■ **WHAT THE TASK REQUIRES**
Copy out exactly the lines from the one holding "Convert this chart to Apache ECharts code." through the one holding "const novLabels = ['Agriculture\n25%', 'Health\n0.3%', 'Housing", ends included; omit images.

■ **THE DATA**
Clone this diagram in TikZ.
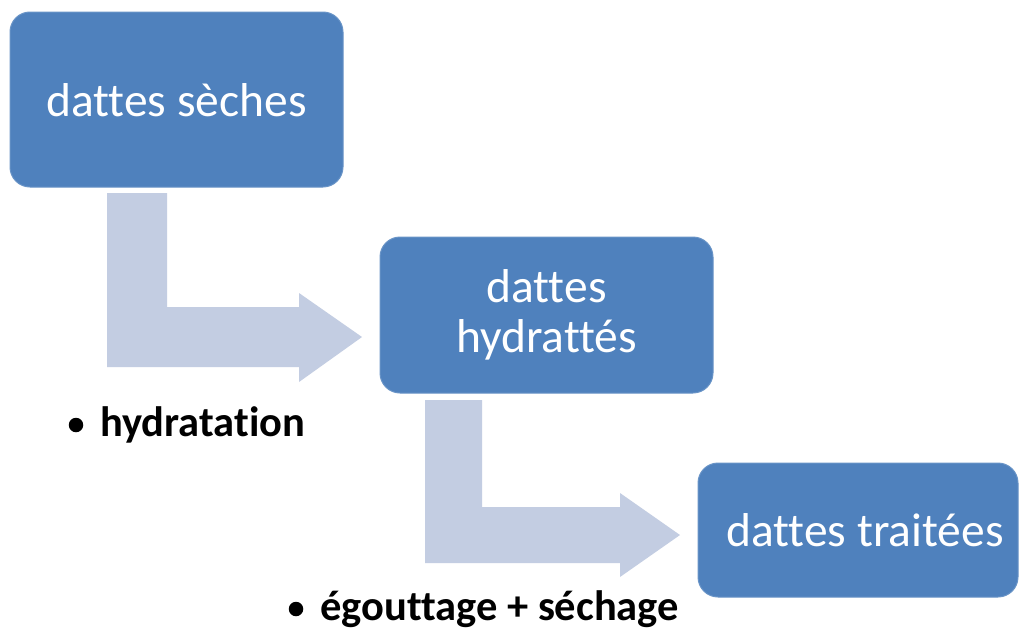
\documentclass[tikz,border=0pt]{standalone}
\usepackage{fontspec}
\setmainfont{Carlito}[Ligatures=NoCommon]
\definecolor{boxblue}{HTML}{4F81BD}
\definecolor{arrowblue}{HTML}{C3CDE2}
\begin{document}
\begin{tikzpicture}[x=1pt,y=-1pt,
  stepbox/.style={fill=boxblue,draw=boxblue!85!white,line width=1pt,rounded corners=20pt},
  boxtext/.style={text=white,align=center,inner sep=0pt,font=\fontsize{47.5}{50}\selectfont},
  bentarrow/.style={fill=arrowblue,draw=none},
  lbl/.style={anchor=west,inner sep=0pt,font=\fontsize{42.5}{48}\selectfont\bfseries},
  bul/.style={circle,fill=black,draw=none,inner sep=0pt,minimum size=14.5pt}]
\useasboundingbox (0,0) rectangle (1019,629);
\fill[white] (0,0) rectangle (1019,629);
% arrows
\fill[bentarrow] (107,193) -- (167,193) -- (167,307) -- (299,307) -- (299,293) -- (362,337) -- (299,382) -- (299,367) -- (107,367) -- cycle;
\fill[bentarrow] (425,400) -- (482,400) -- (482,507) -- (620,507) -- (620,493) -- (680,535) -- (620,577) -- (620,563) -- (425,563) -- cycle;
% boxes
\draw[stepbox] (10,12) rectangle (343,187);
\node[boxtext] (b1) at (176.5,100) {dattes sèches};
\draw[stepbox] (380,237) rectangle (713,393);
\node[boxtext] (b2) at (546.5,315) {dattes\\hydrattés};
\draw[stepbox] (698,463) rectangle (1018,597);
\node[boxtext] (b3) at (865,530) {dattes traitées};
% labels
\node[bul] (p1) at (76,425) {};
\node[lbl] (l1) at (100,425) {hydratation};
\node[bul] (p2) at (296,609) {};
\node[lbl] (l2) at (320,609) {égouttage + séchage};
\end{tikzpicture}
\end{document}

==

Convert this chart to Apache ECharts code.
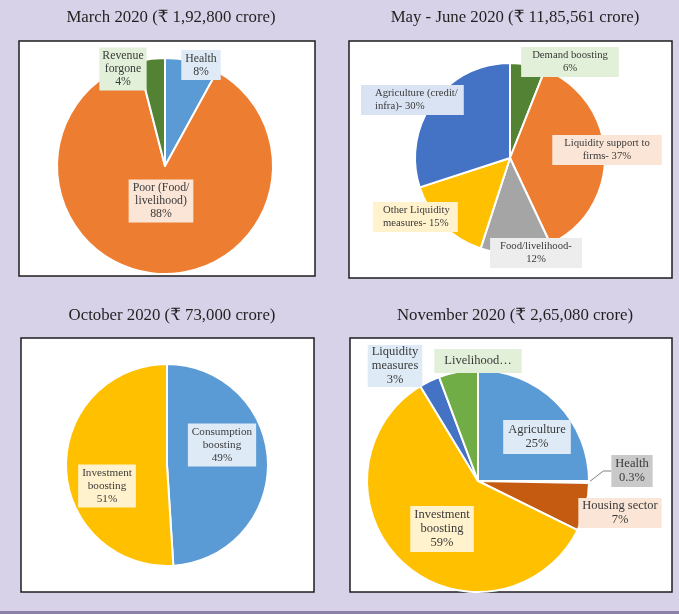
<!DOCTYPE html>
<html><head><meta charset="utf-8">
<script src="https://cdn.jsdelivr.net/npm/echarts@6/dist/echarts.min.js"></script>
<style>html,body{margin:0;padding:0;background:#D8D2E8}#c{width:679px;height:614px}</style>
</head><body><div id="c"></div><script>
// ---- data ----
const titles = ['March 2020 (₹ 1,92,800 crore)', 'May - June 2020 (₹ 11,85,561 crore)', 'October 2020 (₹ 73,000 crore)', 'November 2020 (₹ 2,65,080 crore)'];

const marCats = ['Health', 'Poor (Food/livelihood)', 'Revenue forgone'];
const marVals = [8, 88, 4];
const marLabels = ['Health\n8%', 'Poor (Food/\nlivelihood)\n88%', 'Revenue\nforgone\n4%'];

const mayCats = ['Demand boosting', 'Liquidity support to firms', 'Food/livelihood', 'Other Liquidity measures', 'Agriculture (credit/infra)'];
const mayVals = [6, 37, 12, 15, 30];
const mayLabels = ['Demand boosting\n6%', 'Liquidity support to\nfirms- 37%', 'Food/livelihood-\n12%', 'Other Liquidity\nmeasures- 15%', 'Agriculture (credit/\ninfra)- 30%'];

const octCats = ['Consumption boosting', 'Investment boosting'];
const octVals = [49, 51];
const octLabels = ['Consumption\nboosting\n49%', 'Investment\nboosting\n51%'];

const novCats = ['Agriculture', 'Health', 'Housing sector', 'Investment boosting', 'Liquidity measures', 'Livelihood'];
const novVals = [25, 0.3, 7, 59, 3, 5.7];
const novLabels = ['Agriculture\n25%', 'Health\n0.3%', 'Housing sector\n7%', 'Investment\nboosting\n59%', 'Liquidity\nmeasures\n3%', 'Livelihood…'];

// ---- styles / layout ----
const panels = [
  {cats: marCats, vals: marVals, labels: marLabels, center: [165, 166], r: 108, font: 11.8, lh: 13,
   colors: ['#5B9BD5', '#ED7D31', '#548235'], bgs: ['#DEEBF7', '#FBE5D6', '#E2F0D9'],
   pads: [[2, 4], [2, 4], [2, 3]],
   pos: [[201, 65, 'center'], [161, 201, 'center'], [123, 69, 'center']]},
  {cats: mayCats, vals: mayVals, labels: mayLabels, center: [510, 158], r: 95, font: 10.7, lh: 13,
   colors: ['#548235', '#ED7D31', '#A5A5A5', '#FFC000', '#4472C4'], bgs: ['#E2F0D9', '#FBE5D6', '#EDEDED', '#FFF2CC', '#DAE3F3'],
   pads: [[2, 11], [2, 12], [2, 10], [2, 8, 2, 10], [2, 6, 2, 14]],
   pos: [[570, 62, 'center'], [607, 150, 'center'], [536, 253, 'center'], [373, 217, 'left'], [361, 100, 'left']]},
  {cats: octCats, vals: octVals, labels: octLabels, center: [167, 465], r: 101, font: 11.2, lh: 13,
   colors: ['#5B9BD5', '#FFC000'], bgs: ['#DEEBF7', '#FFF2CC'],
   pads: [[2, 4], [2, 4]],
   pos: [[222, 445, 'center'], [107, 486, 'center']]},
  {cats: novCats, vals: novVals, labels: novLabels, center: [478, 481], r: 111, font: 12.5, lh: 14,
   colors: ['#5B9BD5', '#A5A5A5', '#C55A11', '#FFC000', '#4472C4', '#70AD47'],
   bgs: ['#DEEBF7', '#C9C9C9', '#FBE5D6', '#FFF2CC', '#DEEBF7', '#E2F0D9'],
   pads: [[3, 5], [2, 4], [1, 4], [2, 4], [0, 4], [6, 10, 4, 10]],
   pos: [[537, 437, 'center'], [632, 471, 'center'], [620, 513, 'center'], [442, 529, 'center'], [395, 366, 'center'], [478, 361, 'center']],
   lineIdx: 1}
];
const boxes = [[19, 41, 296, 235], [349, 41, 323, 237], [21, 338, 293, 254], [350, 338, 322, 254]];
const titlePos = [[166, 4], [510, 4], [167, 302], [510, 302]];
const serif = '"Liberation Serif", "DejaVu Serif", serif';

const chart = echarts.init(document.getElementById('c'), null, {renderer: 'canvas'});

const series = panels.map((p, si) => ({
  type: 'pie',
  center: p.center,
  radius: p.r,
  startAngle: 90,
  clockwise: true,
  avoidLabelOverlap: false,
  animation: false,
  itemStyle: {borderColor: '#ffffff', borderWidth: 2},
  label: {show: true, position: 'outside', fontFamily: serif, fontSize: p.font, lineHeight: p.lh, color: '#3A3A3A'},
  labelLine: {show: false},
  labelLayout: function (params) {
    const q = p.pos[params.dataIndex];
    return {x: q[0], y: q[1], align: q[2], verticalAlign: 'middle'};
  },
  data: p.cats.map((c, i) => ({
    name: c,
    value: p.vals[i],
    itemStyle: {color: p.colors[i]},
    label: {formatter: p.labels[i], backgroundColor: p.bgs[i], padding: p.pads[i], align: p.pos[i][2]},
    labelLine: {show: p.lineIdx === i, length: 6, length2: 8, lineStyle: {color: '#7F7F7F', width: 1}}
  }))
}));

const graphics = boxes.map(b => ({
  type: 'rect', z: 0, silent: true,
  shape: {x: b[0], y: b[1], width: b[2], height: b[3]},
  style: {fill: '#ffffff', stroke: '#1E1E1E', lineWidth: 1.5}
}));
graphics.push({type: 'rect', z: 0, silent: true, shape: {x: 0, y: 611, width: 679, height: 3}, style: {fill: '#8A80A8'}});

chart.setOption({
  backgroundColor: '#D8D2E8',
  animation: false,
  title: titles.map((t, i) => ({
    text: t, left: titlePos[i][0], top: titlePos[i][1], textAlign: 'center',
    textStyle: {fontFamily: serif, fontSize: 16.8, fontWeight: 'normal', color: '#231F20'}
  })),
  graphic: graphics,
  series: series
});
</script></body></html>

---

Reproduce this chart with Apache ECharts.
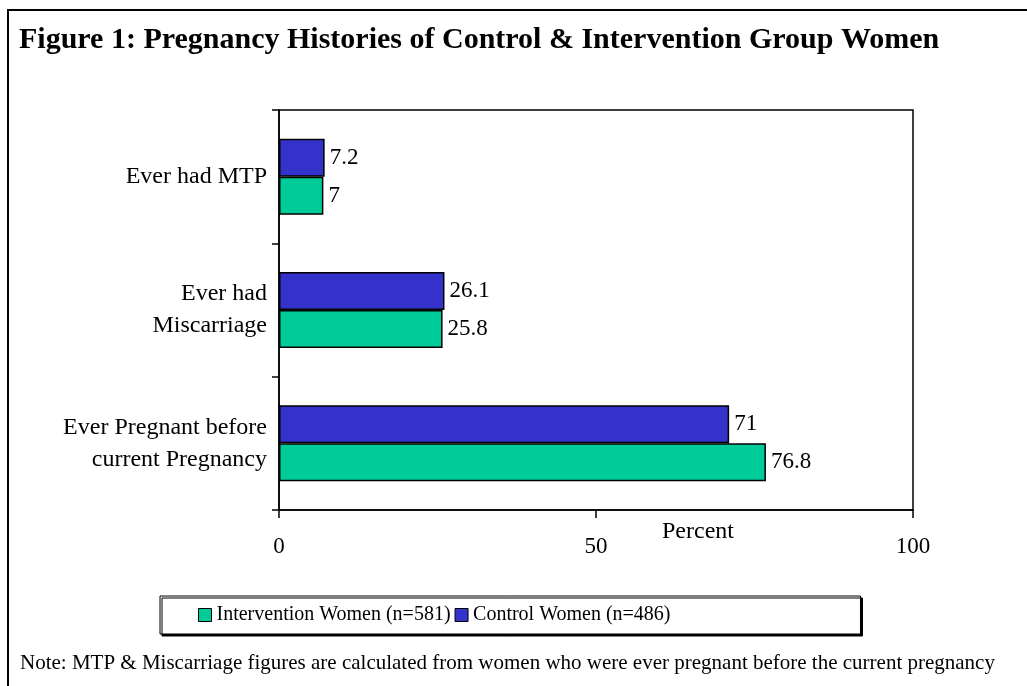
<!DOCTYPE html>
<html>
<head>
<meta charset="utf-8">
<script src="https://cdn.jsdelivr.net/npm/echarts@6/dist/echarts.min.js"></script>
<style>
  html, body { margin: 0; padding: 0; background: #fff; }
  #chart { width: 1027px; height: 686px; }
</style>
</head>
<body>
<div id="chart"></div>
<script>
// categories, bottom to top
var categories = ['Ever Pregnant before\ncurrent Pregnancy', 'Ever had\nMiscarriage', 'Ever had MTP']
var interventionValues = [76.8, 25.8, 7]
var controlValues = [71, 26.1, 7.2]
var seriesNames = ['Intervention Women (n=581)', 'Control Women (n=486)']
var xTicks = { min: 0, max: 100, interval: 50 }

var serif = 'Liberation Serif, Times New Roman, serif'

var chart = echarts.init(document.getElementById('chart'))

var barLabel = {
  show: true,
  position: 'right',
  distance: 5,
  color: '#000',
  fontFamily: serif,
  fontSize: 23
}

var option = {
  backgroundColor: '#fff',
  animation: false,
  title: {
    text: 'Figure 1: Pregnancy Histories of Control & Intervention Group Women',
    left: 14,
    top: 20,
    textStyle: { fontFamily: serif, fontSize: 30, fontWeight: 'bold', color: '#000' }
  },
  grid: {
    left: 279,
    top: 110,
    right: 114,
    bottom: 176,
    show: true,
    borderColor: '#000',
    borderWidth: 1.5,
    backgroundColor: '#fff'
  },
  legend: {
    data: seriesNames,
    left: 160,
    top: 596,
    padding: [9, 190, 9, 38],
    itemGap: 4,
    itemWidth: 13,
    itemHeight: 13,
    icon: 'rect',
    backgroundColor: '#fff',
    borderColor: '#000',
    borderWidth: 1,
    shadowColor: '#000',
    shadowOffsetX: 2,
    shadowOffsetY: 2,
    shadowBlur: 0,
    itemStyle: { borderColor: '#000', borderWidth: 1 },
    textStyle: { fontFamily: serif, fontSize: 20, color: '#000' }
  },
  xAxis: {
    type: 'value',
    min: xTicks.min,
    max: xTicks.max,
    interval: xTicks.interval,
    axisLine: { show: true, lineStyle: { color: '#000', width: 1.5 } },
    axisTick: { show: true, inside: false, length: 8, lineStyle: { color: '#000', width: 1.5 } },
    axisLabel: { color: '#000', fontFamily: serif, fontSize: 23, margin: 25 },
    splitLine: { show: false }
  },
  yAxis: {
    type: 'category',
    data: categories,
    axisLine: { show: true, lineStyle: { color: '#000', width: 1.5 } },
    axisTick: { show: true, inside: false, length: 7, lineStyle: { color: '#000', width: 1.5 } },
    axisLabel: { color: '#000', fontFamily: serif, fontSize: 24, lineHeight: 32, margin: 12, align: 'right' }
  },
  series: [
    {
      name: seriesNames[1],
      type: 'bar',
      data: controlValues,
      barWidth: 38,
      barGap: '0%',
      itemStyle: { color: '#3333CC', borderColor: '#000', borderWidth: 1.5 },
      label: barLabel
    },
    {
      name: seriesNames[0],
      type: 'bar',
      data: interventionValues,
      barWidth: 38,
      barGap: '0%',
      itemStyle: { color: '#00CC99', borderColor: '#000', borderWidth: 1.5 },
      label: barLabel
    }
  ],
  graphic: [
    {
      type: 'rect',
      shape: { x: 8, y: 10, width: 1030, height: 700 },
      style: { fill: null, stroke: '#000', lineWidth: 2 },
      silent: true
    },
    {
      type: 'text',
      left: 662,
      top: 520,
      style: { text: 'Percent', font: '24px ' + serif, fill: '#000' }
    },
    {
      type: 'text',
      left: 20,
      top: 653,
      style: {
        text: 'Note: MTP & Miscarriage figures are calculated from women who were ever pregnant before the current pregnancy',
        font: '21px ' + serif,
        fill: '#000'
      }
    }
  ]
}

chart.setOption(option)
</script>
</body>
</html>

■ **RESULT FOR THIS TASK**
Convert this chart to Apache ECharts code.
<!DOCTYPE html>
<html><head><meta charset="utf-8">
<script src="https://cdn.jsdelivr.net/npm/echarts@6/dist/echarts.min.js"></script>
<style>html,body{margin:0;padding:0;background:#D8D2E8}#c{width:679px;height:614px}</style>
</head><body><div id="c"></div><script>
// ---- data ----
const titles = ['March 2020 (₹ 1,92,800 crore)', 'May - June 2020 (₹ 11,85,561 crore)', 'October 2020 (₹ 73,000 crore)', 'November 2020 (₹ 2,65,080 crore)'];

const marCats = ['Health', 'Poor (Food/livelihood)', 'Revenue forgone'];
const marVals = [8, 88, 4];
const marLabels = ['Health\n8%', 'Poor (Food/\nlivelihood)\n88%', 'Revenue\nforgone\n4%'];

const mayCats = ['Demand boosting', 'Liquidity support to firms', 'Food/livelihood', 'Other Liquidity measures', 'Agriculture (credit/infra)'];
const mayVals = [6, 37, 12, 15, 30];
const mayLabels = ['Demand boosting\n6%', 'Liquidity support to\nfirms- 37%', 'Food/livelihood-\n12%', 'Other Liquidity\nmeasures- 15%', 'Agriculture (credit/\ninfra)- 30%'];

const octCats = ['Consumption boosting', 'Investment boosting'];
const octVals = [49, 51];
const octLabels = ['Consumption\nboosting\n49%', 'Investment\nboosting\n51%'];

const novCats = ['Agriculture', 'Health', 'Housing sector', 'Investment boosting', 'Liquidity measures', 'Livelihood'];
const novVals = [25, 0.3, 7, 59, 3, 5.7];
const novLabels = ['Agriculture\n25%', 'Health\n0.3%', 'Housing sector\n7%', 'Investment\nboosting\n59%', 'Liquidity\nmeasures\n3%', 'Livelihood…'];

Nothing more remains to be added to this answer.